I really don't have much advise to give. I'm just here to encourage you to remain steadfast in your data science journey. ✌️

stone marlin
#

Haha, I was waiting for Emyrs to post, just in case it was about capcha. I don't know any resources for that, yxceed, I'm sorry.

#

Yeah, ditto to pret much all of Emyrs stuff, re: life course. I'd recommend avoiding (or REALLY looking into) DS-specific majors in lieu of taking a standard major like Mathematics or CS or one of the other STEMs. A lot of them feel a bit gimmick-y to me, and I feel that you're in a better, more general position with one of the other majors.

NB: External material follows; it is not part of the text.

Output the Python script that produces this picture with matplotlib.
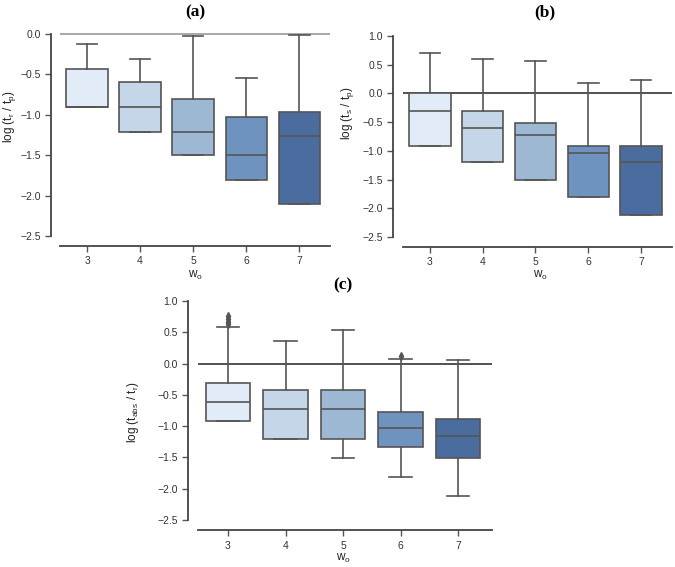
import matplotlib
matplotlib.use("Agg")
import matplotlib.pyplot as plt

plt.rcParams['font.family'] = ['Liberation Sans', 'DejaVu Sans']
plt.rcParams['mathtext.default'] = 'regular'

categories = [3, 4, 5, 6, 7]

# panel (a)
a_q1 = [-0.90, -1.21, -1.50, -1.81, -2.11]
a_med = [-0.90, -0.90, -1.21, -1.50, -1.26]
a_q3 = [-0.43, -0.60, -0.81, -1.03, -0.96]
a_lo = [-0.90, -1.21, -1.50, -1.81, -2.11]
a_hi = [-0.12, -0.31, -0.03, -0.55, -0.01]
a_fl = [[], [], [], [], []]

# panel (b)
b_q1 = [-0.91, -1.20, -1.51, -1.81, -2.11]
b_med = [-0.30, -0.60, -0.73, -1.03, -1.20]
b_q3 = [0.00, -0.30, -0.51, -0.91, -0.91]
b_lo = [-0.91, -1.20, -1.51, -1.81, -2.11]
b_hi = [0.70, 0.60, 0.57, 0.18, 0.24]
b_fl = [[], [], [], [], []]

# panel (c)
c_q1 = [-0.91, -1.21, -1.21, -1.34, -1.51]
c_med = [-0.61, -0.73, -0.73, -1.03, -1.15]
c_q3 = [-0.31, -0.43, -0.43, -0.77, -0.89]
c_lo = [-0.91, -1.21, -1.51, -1.81, -2.11]
c_hi = [0.58, 0.36, 0.53, 0.07, 0.05]
c_fl = [[0.63, 0.66, 0.72, 0.76], [], [], [0.12], []]

titles = ["(a)", "(b)", "(c)"]
ylabels = [r"log (t$_r$ / t$_p$)", r"log (t$_s$ / t$_p$)", r"log (t$_{abs}$ / t$_r$)"]
xlabel = r"w$_o$"
a_yticks = [0.0, -0.5, -1.0, -1.5, -2.0, -2.5]
bc_yticks = [1.0, 0.5, 0.0, -0.5, -1.0, -1.5, -2.0, -2.5]

pal = ['#e2ecf8', '#c6d6e9', '#9db8d3', '#6f93bf', '#4a6c9f']

W, H = 675, 567
fig = plt.figure(figsize=(W / 100, H / 100), dpi=100)

def px_axes(x0, x1, ytop, ybot):
    return fig.add_axes([x0 / W, 1 - ybot / H, (x1 - x0) / W, (ybot - ytop) / H])

edge = '#555555'
tickc = '#333333'

def draw(ax, q1, med, q3, lo, hi, fl, ylim, yticks, xlim, zcolor, left_off, bot_off):
    stats = []
    for i in range(len(categories)):
        stats.append(dict(med=med[i], q1=q1[i], q3=q3[i], whislo=lo[i], whishi=hi[i], fliers=fl[i]))
    ax.axhline(0, color=zcolor, lw=1.2, zorder=0)
    bp = ax.bxp(stats, positions=categories, widths=0.78, patch_artist=True,
                showfliers=True,
                boxprops=dict(edgecolor=edge, linewidth=1.2),
                medianprops=dict(color=edge, linewidth=1.2),
                whiskerprops=dict(color=edge, linewidth=1.2),
                capprops=dict(color=edge, linewidth=1.2),
                capwidths=0.39,
                flierprops=dict(marker='d', markerfacecolor=edge, markeredgecolor=edge, markersize=4))
    for patch, col in zip(bp['boxes'], pal):
        patch.set_facecolor(col)
    ax.set_xlim(*xlim)
    ax.set_ylim(*ylim)
    ax.set_xticks(categories)
    ax.set_xticklabels([str(c) for c in categories])
    ax.set_yticks(yticks)
    ax.set_yticklabels([f"{t:.1f}".replace("-", "\u2212") for t in yticks])
    for s in ['top', 'right']:
        ax.spines[s].set_visible(False)
    ax.spines['left'].set_position(('outward', left_off))
    ax.spines['bottom'].set_position(('outward', bot_off))
    ax.spines['left'].set_bounds(min(yticks), max(yticks))
    for s in ['left', 'bottom']:
        ax.spines[s].set_color('#444444')
        ax.spines[s].set_linewidth(1.3)
    ax.tick_params(axis='both', colors='#555555', labelcolor=tickc, labelsize=7.5, length=4, width=1)
    ax.set_facecolor('none')

ax_a = px_axes(60, 330, 32.4, 244)
draw(ax_a, a_q1, a_med, a_q3, a_lo, a_hi, a_fl, (-2.6, 0.02), a_yticks, (2.49, 7.58), '#999999', 6.5, 1.4)
ax_b = px_axes(403, 672, 36, 245.6)
draw(ax_b, b_q1, b_med, b_q3, b_lo, b_hi, b_fl, (-2.65, 1.0), bc_yticks, (2.488, 7.588), '#333333', 7.2, 1.0)
ax_c = px_axes(198, 492, 301, 529.4)
draw(ax_c, c_q1, c_med, c_q3, c_lo, c_hi, c_fl, (-2.65, 1.0), bc_yticks, (2.478, 7.59), '#333333', 7.2, 0.5)

def ftext(x, y, s, **kw):
    fig.text(x / W, 1 - y / H, s, **kw)

tkw = dict(ha='center', va='center', fontsize=12.5, fontweight='bold', family=['Liberation Serif'])
ftext(195, 12, titles[0], **tkw)
ftext(545, 12, titles[1], **tkw)
ftext(343, 285, titles[2], **tkw)

lkw = dict(ha='center', va='center', fontsize=8.5, rotation=90, color='#222222')
ftext(10, 117, ylabels[0], **lkw)
ftext(348, 113, ylabels[1], **lkw)
ftext(133, 412, ylabels[2], **lkw)

xkw = dict(ha='center', va='center', fontsize=8.5, color='#222222')
ftext(195, 275, xlabel, **xkw)
ftext(540, 275, xlabel, **xkw)
ftext(343, 558, xlabel, **xkw)

fig.savefig("out.png", dpi=100)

Having said that, check it all out and see what'chu like. :']

odd meteor
stone marlin
#

I dig most of the Andrew Ng courses but I also feel like they're more for people who like the math parts. Some of my pals are not huge fans but the mathy ones seem more into it. Who knows.

#

Def doesn't feel like a "hey let's get our hands dirty in code right away" lecture style.

arctic wedgeBOT
#

:incoming_envelope: :ok_hand: applied mute to @brittle lava until <t:1642465338:f> (9 minutes and 59 seconds) (reason: duplicates rule: sent 4 duplicated messages in 10s).

serene scaffold
#

nice

lapis sequoia
#

I have Anaconda notebooks. I install Python virtual environment, but when I import numpy it's imported normally, even I didn't install it in virtualenv
Also, I don't know if this is right, but I made requirements.txt file and I proposed on my GitHub to clone repo, make Python virtual environment and then
pip install -r requirements.txt

  • is that right approach?
lapis sequoia
simple geyser
simple geyser
#

i guess im trying to change the bins to make the data more

#

understandable

#

i was told to "please set bins as np.arange(0.5e6, 5e6, 0.1e6)" but am not sure how to do so

mint vine
#

I'm so exited at having found GPT-Neo just now.
Could anyone point me in the direction of a tutorial to get started creating amazing conversational bots?

eager verge
#

hi

#

anyone there to solve my codesignal probelm ?

lapis sequoia
eager verge
#

hi i have done one but test is okay for only one input

#

@lapis sequoia Can have a dischord call ?

#

so that I can share my screen ?

lapis sequoia
#

just share it here so others can look at it

eager verge
#

it is big problem

#

that is why I am saying

lapis sequoia
#

use the hyve mind then 😄

eager verge
#

we can have a quick call of 2 minutes

#

I did but I have struck here

lapis sequoia
#

I'm no genius who can solve it in 2 minutes so better to just lay it out so others can take a look

arctic wedgeBOT
#

Hey @eager verge!

You either uploaded a .txt file or entered a message that was too long. Please use our paste bin instead.